[begin INFORMATION PROVIDED]

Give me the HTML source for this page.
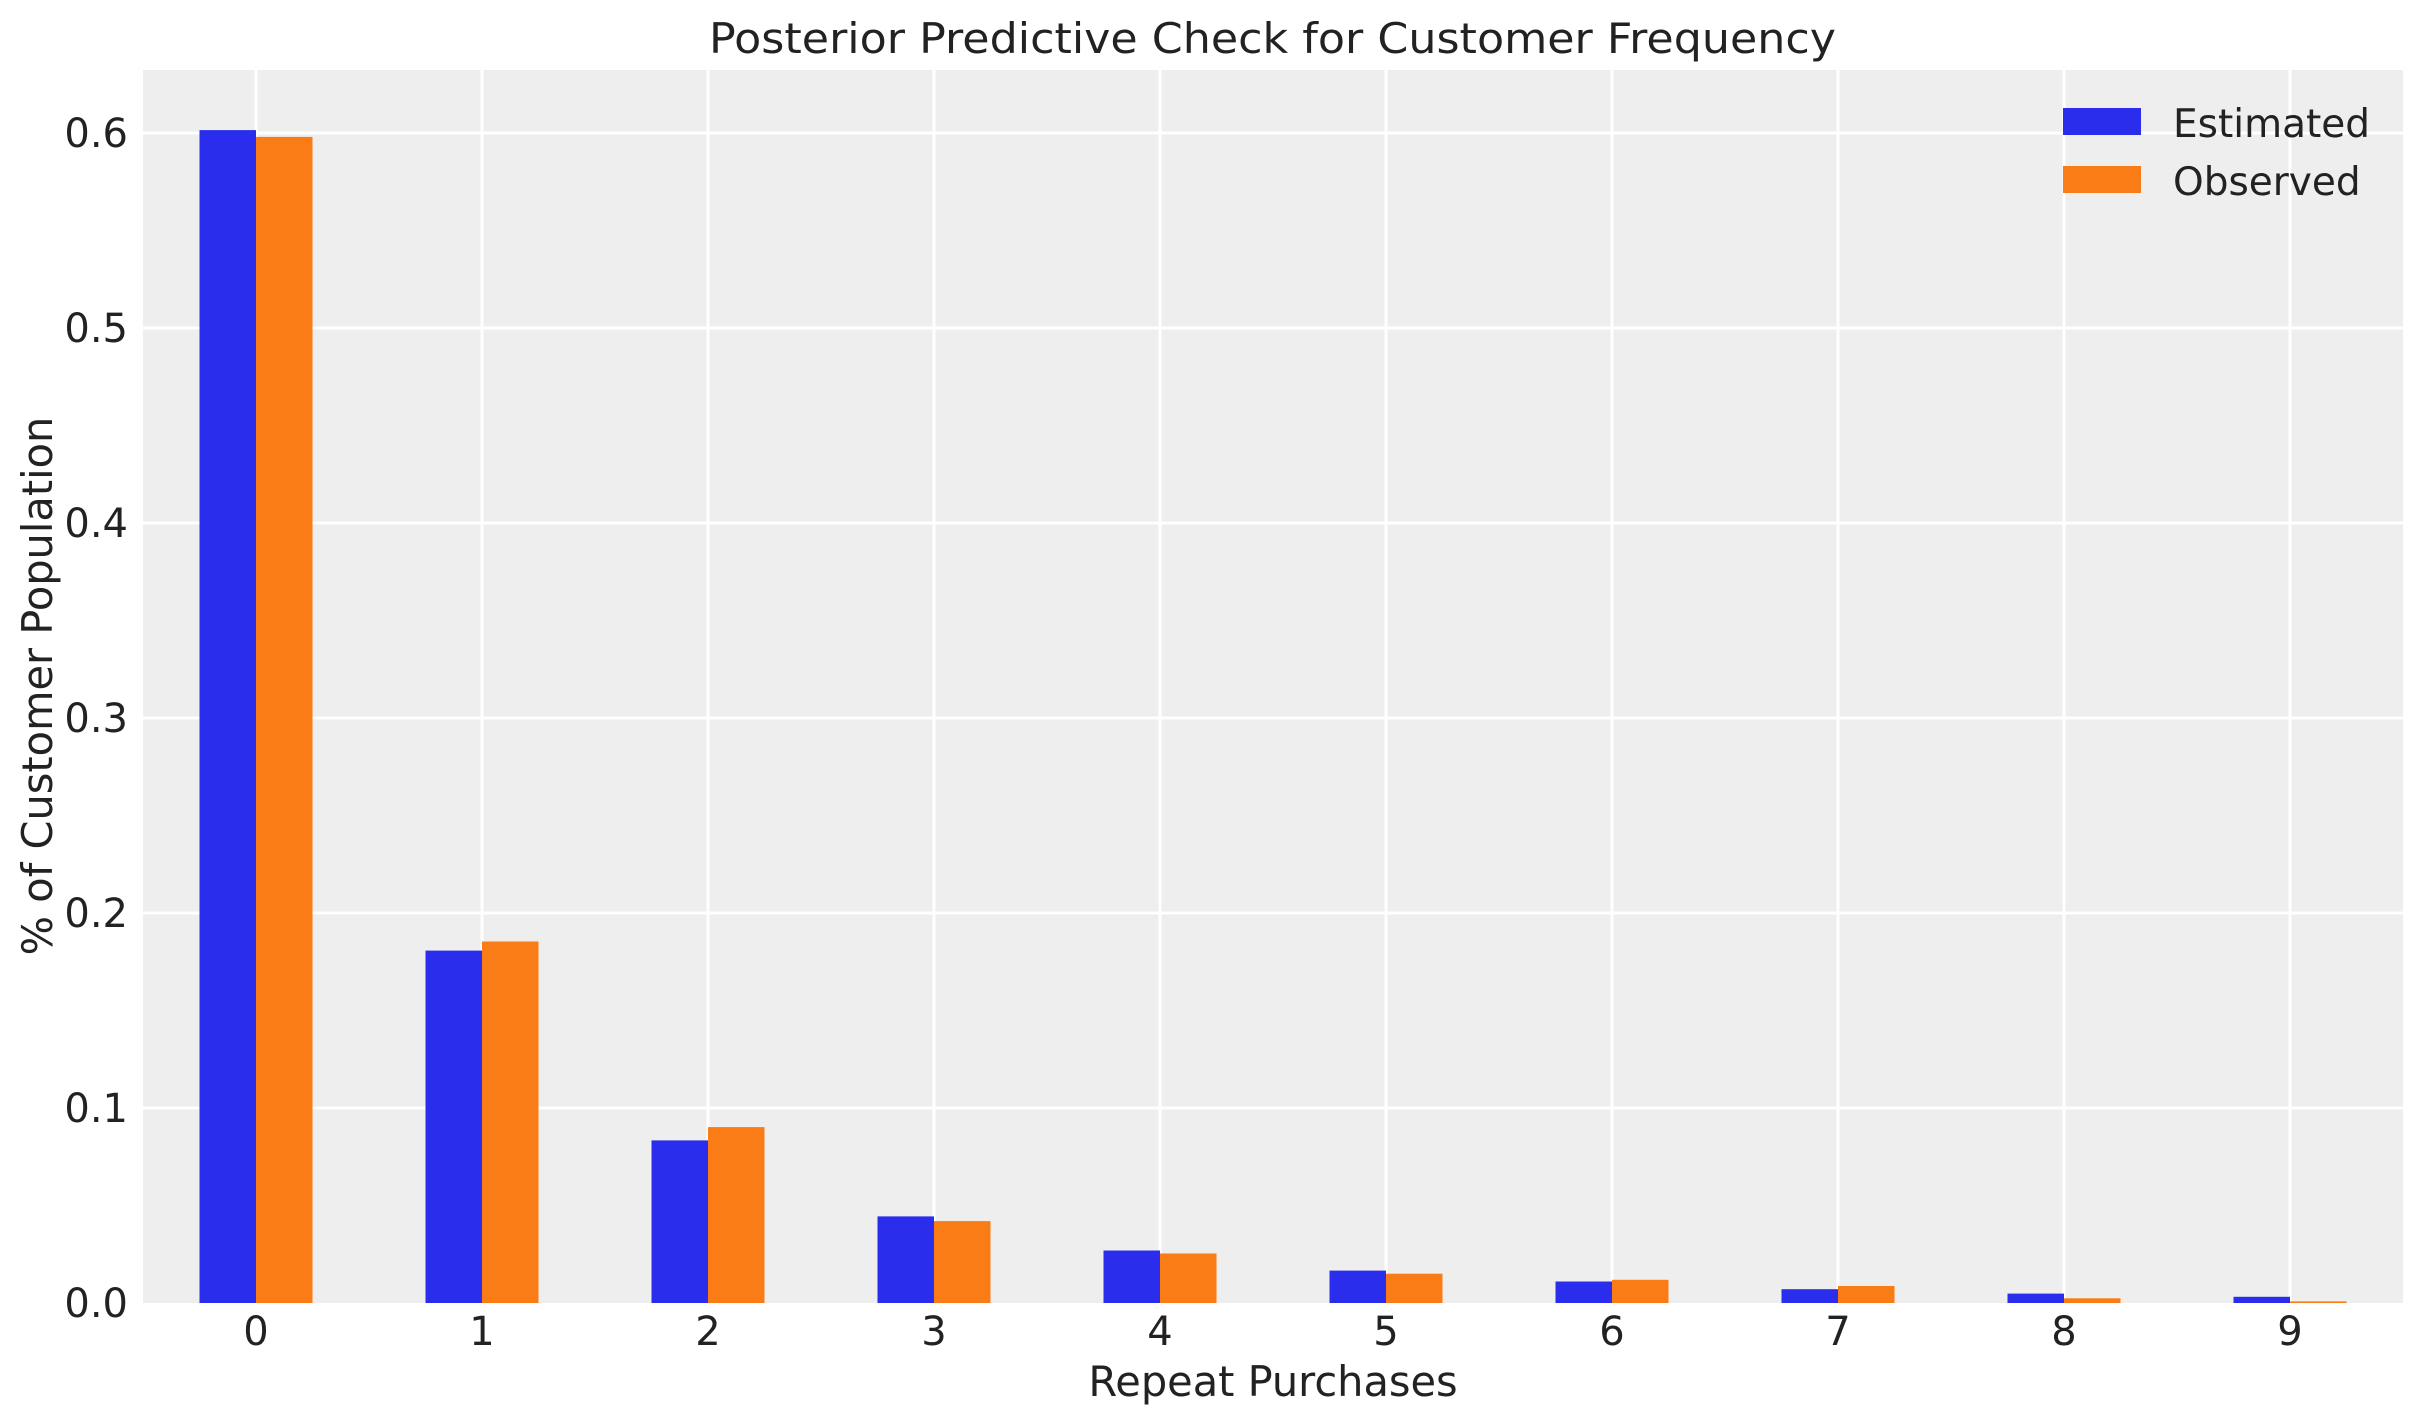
<!DOCTYPE html>
<html><head><meta charset="utf-8"><style>html,body{margin:0;padding:0;background:#fff}svg{display:block}</style></head>
<body>
<svg width="2423" height="1423" xmlns="http://www.w3.org/2000/svg" font-family="DejaVu Sans, Liberation Sans, sans-serif" fill="#222">
<rect x="143" y="70" width="2260" height="1233" fill="#eeeeee"/>
<g stroke="#fff" stroke-width="3">
<line x1="143" x2="2403" y1="1108" y2="1108"/><line x1="143" x2="2403" y1="913" y2="913"/><line x1="143" x2="2403" y1="718" y2="718"/><line x1="143" x2="2403" y1="523" y2="523"/><line x1="143" x2="2403" y1="328" y2="328"/><line x1="143" x2="2403" y1="133" y2="133"/>
<line y1="70" y2="1303" x1="256" x2="256"/><line y1="70" y2="1303" x1="482" x2="482"/><line y1="70" y2="1303" x1="708" x2="708"/><line y1="70" y2="1303" x1="934" x2="934"/><line y1="70" y2="1303" x1="1160" x2="1160"/><line y1="70" y2="1303" x1="1386" x2="1386"/><line y1="70" y2="1303" x1="1612" x2="1612"/><line y1="70" y2="1303" x1="1838" x2="1838"/><line y1="70" y2="1303" x1="2064" x2="2064"/><line y1="70" y2="1303" x1="2290" x2="2290"/>
</g>
<g fill="#2a2eec">
<rect x="199.5" y="130.1" width="56.5" height="1172.9"/>
<rect x="425.5" y="950.6" width="56.5" height="352.4"/>
<rect x="651.5" y="1140.4" width="56.5" height="162.6"/>
<rect x="877.5" y="1216.4" width="56.5" height="86.6"/>
<rect x="1103.5" y="1250.5" width="56.5" height="52.5"/>
<rect x="1329.5" y="1270.6" width="56.5" height="32.4"/>
<rect x="1555.5" y="1281.5" width="56.5" height="21.5"/>
<rect x="1781.5" y="1289.2" width="56.5" height="13.8"/>
<rect x="2007.5" y="1293.6" width="56.5" height="9.4"/>
<rect x="2233.5" y="1296.8" width="56.5" height="6.2"/>
</g>
<g fill="#fa7c17">
<rect x="256" y="136.9" width="56.5" height="1166.1"/>
<rect x="482" y="941.5" width="56.5" height="361.5"/>
<rect x="708" y="1127.1" width="56.5" height="175.9"/>
<rect x="934" y="1221.1" width="56.5" height="81.9"/>
<rect x="1160" y="1253.5" width="56.5" height="49.5"/>
<rect x="1386" y="1273.7" width="56.5" height="29.3"/>
<rect x="1612" y="1279.8" width="56.5" height="23.2"/>
<rect x="1838" y="1286" width="56.5" height="17"/>
<rect x="2064" y="1298.3" width="56.5" height="4.7"/>
<rect x="2290" y="1301.4" width="56.5" height="1.6"/>
</g>
<g font-size="40" text-anchor="end">
<text x="128" y="1317">0.0</text><text x="128" y="1122">0.1</text><text x="128" y="927">0.2</text><text x="128" y="732">0.3</text><text x="128" y="537">0.4</text><text x="128" y="342">0.5</text><text x="128" y="147">0.6</text>
</g>
<g font-size="40" text-anchor="middle">
<text x="256" y="1345">0</text><text x="482" y="1345">1</text><text x="708" y="1345">2</text><text x="934" y="1345">3</text><text x="1160" y="1345">4</text><text x="1386" y="1345">5</text><text x="1612" y="1345">6</text><text x="1838" y="1345">7</text><text x="2064" y="1345">8</text><text x="2290" y="1345">9</text>
</g>
<text x="1273" y="1396" font-size="41.5" text-anchor="middle">Repeat Purchases</text>
<text transform="translate(52,686) rotate(-90)" font-size="41.5" text-anchor="middle">% of Customer Population</text>
<text x="709" y="53" font-size="42" textLength="1127" lengthAdjust="spacingAndGlyphs">Posterior Predictive Check for Customer Frequency</text>
<rect x="2063" y="108" width="78" height="27" fill="#2a2eec"/>
<rect x="2063" y="166" width="78" height="27" fill="#fa7c17"/>
<text x="2173" y="137" font-size="39">Estimated</text>
<text x="2173" y="195" font-size="39">Observed</text>
</svg>
</body></html>
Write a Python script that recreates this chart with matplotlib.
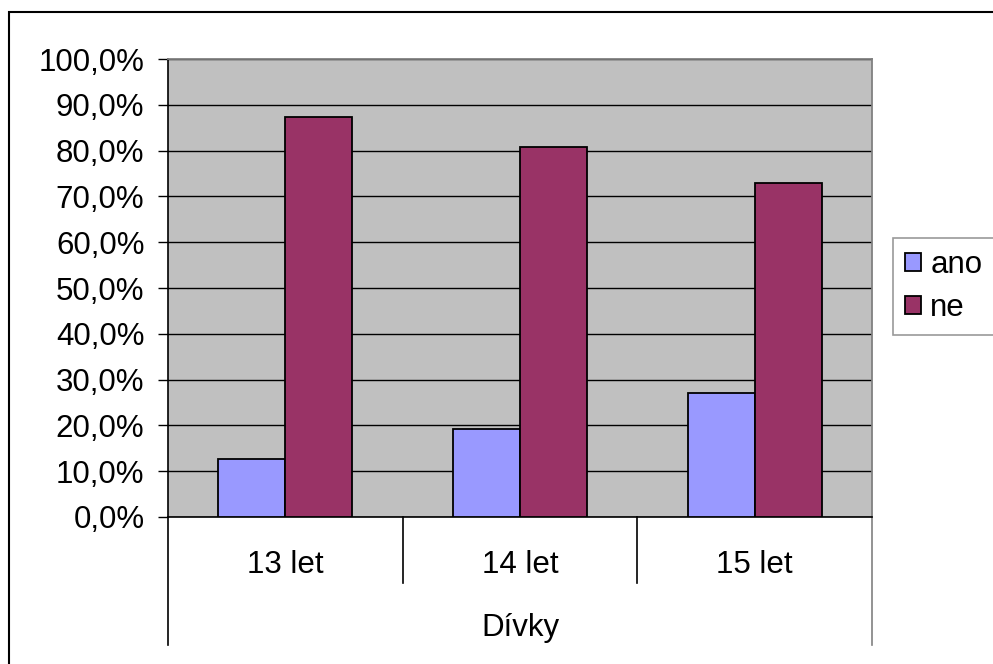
import numpy as np
import matplotlib.pyplot as plt
from matplotlib.ticker import FuncFormatter
from matplotlib.lines import Line2D
from matplotlib.patches import Rectangle

plt.rcParams['font.family'] = ['Liberation Sans', 'DejaVu Sans']

# Data
categories = ["13 let", "14 let", "15 let"]
group_label = "Dívky"
ano = [12.7, 19.2, 27.1]
ne = [87.3, 80.8, 72.9]

fs = 22.5

fig = plt.figure(figsize=(9.93, 6.64), dpi=100)
ax = fig.add_axes([0.1692, 0.2214, 0.7090, 0.6897])
ax.set_facecolor('#C0C0C0')

x = np.arange(len(categories))
w = 0.285
b1 = ax.bar(x - w / 2, ano, w, color='#9999FF', edgecolor='black', linewidth=1.3, label='ano', zorder=3)
b2 = ax.bar(x + w / 2, ne, w, color='#993366', edgecolor='black', linewidth=1.3, label='ne', zorder=3)

ax.set_xlim(-0.5, 2.5)
ax.set_ylim(0, 100)
ax.set_yticks(np.arange(0, 101, 10))
ax.yaxis.set_major_formatter(FuncFormatter(lambda v, p: f"{v:.1f}%".replace('.', ',')))
ax.tick_params(axis='y', labelsize=fs, length=7, width=1, direction='out', pad=10)
ax.set_xticks([])
ax.yaxis.grid(True, color='black', linewidth=1)
ax.set_axisbelow(True)

for s in ['top', 'right']:
    ax.spines[s].set_color('#808080')
    ax.spines[s].set_linewidth(1.3)
ax.spines['left'].set_linewidth(1.2)
ax.spines['bottom'].set_linewidth(1.2)

# Multi-level category axis
tr = ax.get_xaxis_transform()
for i, bx in enumerate([-0.5, 0.5, 1.5, 2.5]):
    y_end = -0.279 if i in (0, 3) else -0.144
    col = '#808080' if i == 3 else 'black'
    ax.add_line(Line2D([bx, bx], [0, y_end], transform=tr, color=col, linewidth=1.2, clip_on=False))
for i, c in enumerate(categories):
    ax.text(i, -0.105, c, transform=tr, ha='center', va='center', fontsize=fs)
ax.text(1, -0.242, group_label, transform=tr, ha='center', va='center', fontsize=fs)

# Legend
leg = fig.legend(handles=[b1, b2], loc='upper left', bbox_to_anchor=(0.899, 0.642),
                 fontsize=fs, frameon=True, fancybox=False, handlelength=0.5, handleheight=0.5,
                 handletextpad=0.3, labelspacing=0.4, borderpad=0.4, borderaxespad=0)
leg.get_frame().set_edgecolor('#808080')
leg.get_frame().set_linewidth(1.2)

# Outer chart frame
fig.patches.append(Rectangle((0.009, -0.1), 1.2, 1.082, transform=fig.transFigure,
                             fill=False, edgecolor='black', linewidth=1.5))

fig.savefig('out.png', dpi=100)
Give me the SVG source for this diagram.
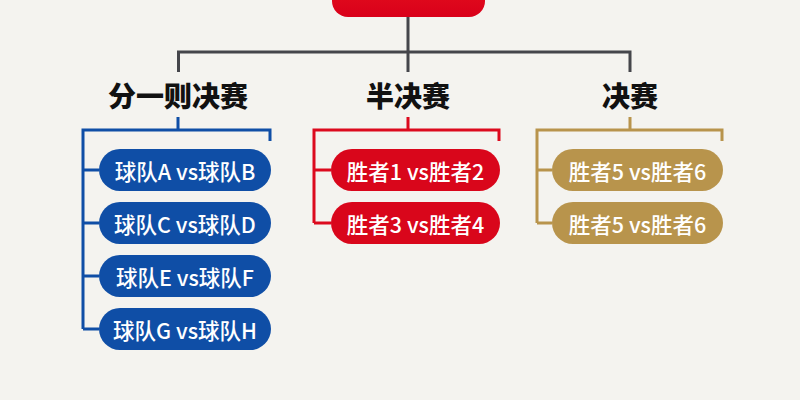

[end INFORMATION PROVIDED]

INSTRUCTION -> Copy the part that starts at the line with "Write a Python" and finishes at the line with "ax.set_facecolor('#C0C0C0')", both included, and nothing more. Pictures are left out.

SOLUTION BELOW ->
Write a Python script that recreates this chart with matplotlib.
import numpy as np
import matplotlib.pyplot as plt
from matplotlib.ticker import FuncFormatter
from matplotlib.lines import Line2D
from matplotlib.patches import Rectangle

plt.rcParams['font.family'] = ['Liberation Sans', 'DejaVu Sans']

# Data
categories = ["13 let", "14 let", "15 let"]
group_label = "Dívky"
ano = [12.7, 19.2, 27.1]
ne = [87.3, 80.8, 72.9]

fs = 22.5

fig = plt.figure(figsize=(9.93, 6.64), dpi=100)
ax = fig.add_axes([0.1692, 0.2214, 0.7090, 0.6897])
ax.set_facecolor('#C0C0C0')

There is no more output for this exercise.